* **Exercise requirements**
Each line of the listing that contains the word "with" is to be copied.

* **Source excerpt**
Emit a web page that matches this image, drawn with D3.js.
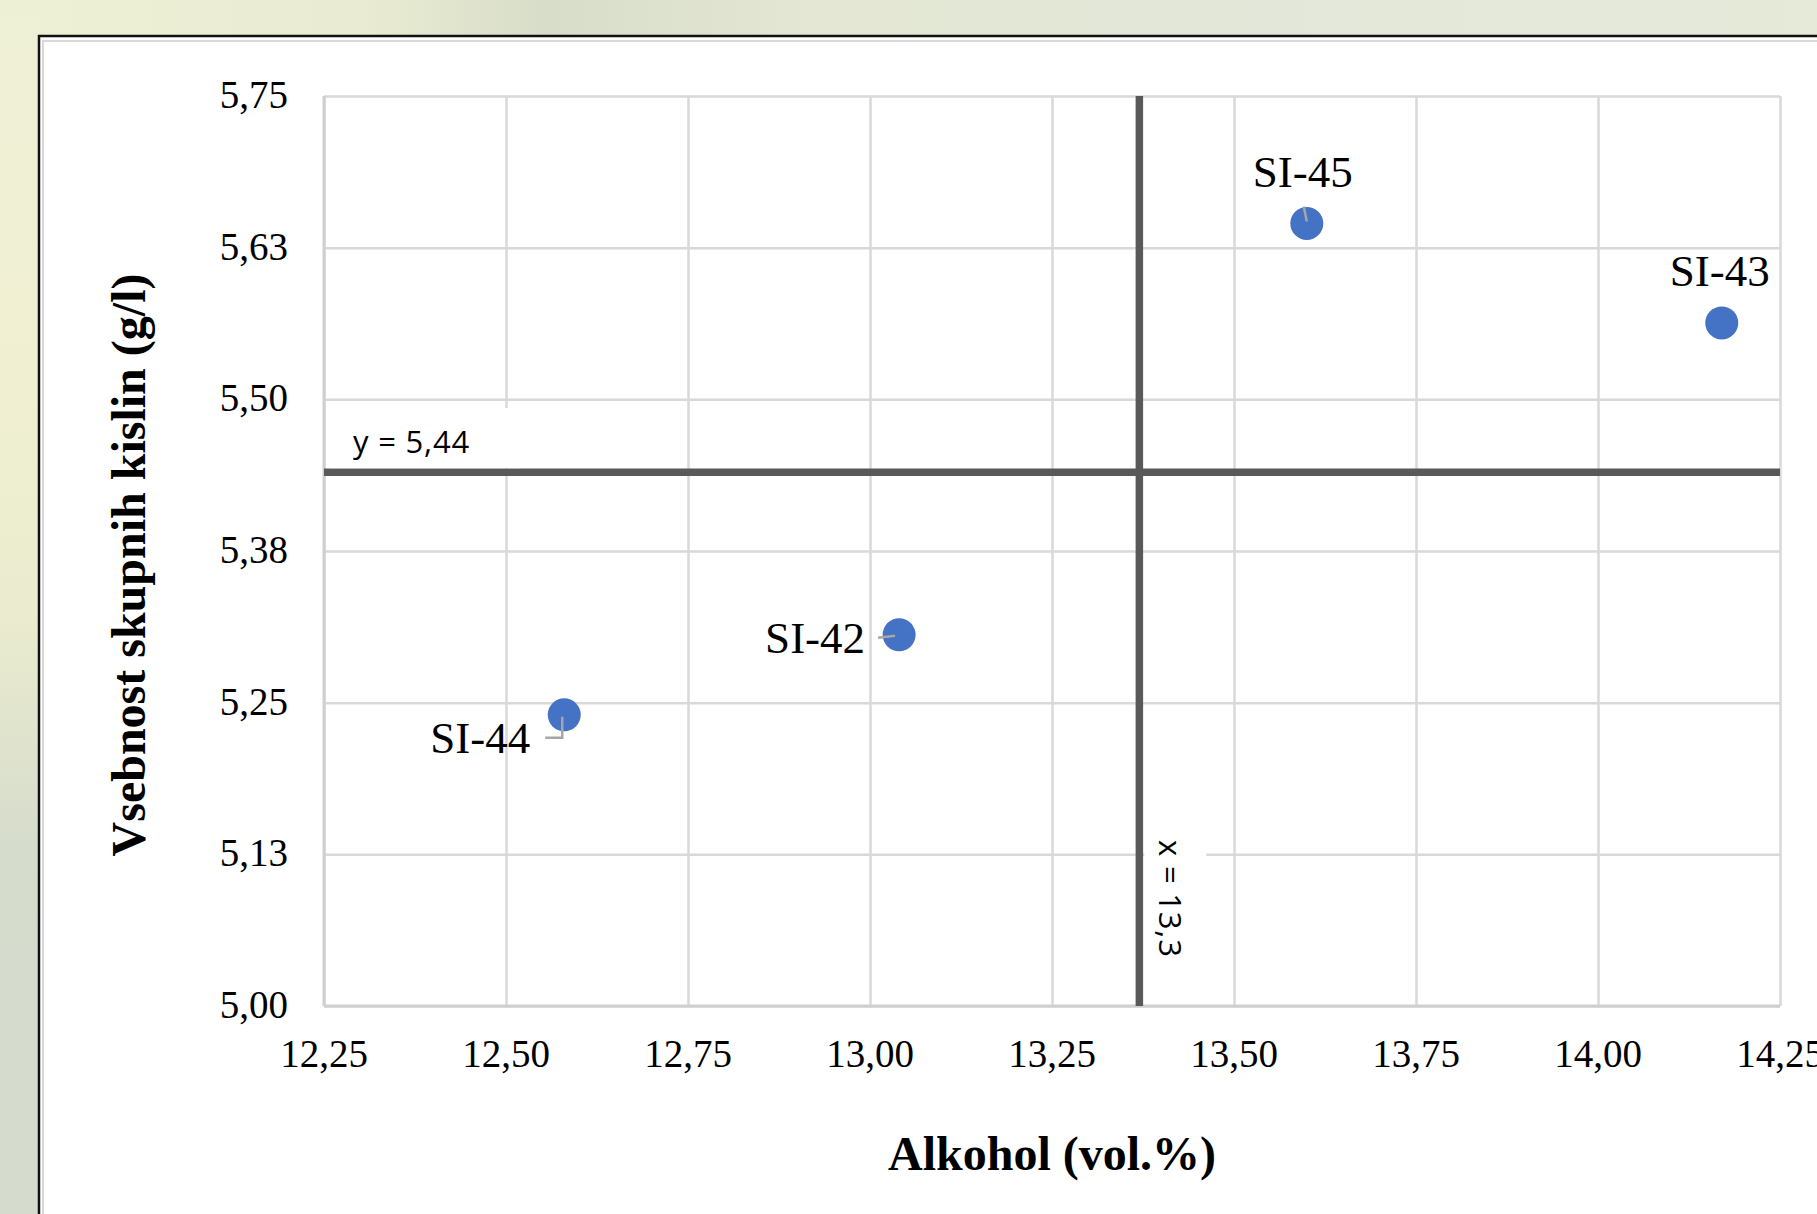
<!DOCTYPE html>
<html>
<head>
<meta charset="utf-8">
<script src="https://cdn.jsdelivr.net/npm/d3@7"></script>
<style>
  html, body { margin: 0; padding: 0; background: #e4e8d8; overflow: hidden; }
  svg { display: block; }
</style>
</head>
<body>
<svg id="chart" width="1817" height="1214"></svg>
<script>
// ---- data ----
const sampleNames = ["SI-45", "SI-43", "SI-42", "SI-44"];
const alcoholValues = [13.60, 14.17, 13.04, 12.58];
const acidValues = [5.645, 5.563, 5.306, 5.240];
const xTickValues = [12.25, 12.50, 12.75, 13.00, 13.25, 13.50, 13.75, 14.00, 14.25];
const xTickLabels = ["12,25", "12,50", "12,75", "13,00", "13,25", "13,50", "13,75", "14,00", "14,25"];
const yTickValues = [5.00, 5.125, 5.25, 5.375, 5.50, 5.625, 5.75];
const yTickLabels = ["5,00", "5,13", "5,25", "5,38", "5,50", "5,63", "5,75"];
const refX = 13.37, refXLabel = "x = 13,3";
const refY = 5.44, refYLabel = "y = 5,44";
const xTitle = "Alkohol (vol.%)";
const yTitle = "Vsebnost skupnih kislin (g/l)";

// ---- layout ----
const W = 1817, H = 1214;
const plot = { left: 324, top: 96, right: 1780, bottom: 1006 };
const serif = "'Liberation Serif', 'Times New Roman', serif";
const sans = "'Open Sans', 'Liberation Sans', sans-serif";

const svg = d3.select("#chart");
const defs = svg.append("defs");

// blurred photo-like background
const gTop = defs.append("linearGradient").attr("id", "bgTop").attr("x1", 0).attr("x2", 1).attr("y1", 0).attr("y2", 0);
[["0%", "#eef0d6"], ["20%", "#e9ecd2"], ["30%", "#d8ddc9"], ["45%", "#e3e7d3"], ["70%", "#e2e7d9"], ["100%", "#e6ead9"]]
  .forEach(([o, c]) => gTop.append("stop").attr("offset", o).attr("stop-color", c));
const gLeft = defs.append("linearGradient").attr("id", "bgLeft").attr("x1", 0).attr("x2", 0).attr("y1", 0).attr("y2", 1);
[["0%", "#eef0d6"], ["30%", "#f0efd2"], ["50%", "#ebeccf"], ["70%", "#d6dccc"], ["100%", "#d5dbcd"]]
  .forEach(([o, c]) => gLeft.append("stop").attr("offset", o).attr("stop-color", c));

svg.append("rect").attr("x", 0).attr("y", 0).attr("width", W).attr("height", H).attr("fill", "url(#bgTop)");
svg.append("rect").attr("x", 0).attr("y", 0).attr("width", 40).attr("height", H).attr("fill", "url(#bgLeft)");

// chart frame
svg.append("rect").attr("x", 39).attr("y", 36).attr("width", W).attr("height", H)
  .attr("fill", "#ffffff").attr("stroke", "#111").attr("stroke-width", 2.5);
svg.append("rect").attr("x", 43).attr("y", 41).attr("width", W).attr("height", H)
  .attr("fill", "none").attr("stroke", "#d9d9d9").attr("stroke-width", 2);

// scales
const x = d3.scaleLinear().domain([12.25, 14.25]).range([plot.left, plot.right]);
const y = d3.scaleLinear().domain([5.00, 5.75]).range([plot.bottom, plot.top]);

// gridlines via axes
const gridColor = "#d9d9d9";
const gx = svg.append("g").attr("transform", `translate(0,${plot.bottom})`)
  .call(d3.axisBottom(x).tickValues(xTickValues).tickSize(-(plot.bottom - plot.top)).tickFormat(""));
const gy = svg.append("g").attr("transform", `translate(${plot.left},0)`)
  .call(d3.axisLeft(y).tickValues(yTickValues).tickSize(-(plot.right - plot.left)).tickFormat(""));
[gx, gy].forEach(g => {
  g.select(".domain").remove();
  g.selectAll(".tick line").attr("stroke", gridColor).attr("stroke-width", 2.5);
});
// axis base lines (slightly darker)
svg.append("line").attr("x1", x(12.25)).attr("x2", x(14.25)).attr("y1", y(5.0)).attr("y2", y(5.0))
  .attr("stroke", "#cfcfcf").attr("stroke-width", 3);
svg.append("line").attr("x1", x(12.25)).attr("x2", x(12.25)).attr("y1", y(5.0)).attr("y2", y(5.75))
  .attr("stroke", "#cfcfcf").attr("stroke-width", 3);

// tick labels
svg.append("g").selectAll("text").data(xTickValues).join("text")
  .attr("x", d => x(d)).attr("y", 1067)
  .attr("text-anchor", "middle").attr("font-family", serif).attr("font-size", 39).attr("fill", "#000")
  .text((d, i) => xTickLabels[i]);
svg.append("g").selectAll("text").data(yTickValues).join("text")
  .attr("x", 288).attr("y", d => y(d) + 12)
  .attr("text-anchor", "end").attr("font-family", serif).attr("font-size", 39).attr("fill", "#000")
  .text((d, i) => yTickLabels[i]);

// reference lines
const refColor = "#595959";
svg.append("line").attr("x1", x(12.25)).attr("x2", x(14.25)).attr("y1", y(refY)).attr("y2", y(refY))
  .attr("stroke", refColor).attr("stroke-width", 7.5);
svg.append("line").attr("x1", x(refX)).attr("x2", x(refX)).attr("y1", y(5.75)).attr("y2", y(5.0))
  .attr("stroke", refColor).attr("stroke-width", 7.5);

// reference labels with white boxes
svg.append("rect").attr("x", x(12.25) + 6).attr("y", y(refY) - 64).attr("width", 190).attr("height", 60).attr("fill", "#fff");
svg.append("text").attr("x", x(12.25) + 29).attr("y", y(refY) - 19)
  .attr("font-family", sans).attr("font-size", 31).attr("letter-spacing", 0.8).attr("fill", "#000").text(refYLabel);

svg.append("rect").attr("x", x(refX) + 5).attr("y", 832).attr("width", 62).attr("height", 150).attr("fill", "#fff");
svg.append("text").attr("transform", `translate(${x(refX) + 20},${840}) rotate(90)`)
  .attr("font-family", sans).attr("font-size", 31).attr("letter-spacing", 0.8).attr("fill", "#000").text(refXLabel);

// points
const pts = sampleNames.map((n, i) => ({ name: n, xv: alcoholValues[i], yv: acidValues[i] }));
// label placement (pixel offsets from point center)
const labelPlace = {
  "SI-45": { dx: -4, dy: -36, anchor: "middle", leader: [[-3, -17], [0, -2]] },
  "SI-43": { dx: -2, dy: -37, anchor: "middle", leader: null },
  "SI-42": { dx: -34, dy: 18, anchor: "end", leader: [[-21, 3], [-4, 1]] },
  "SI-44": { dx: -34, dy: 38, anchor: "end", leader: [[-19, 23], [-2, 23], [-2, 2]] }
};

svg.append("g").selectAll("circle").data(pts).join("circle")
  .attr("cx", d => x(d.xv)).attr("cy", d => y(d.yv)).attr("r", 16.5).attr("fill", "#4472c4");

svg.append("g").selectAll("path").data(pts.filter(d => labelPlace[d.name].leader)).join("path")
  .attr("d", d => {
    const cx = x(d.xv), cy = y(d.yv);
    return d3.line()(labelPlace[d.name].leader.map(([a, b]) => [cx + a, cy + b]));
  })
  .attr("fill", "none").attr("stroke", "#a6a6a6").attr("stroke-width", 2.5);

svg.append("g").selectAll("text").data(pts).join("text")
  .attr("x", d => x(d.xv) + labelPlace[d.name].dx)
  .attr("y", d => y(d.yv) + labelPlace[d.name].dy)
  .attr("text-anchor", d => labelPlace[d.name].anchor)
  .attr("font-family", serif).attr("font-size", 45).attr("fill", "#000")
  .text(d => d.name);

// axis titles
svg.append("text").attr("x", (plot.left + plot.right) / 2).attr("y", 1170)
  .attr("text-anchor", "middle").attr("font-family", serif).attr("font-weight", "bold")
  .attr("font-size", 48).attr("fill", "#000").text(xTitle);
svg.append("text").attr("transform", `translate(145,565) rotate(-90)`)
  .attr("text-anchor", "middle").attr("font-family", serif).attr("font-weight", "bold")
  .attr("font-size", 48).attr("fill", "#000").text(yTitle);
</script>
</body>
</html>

* **Exercise solution**
Emit a web page that matches this image, drawn with D3.js.
// reference labels with white boxes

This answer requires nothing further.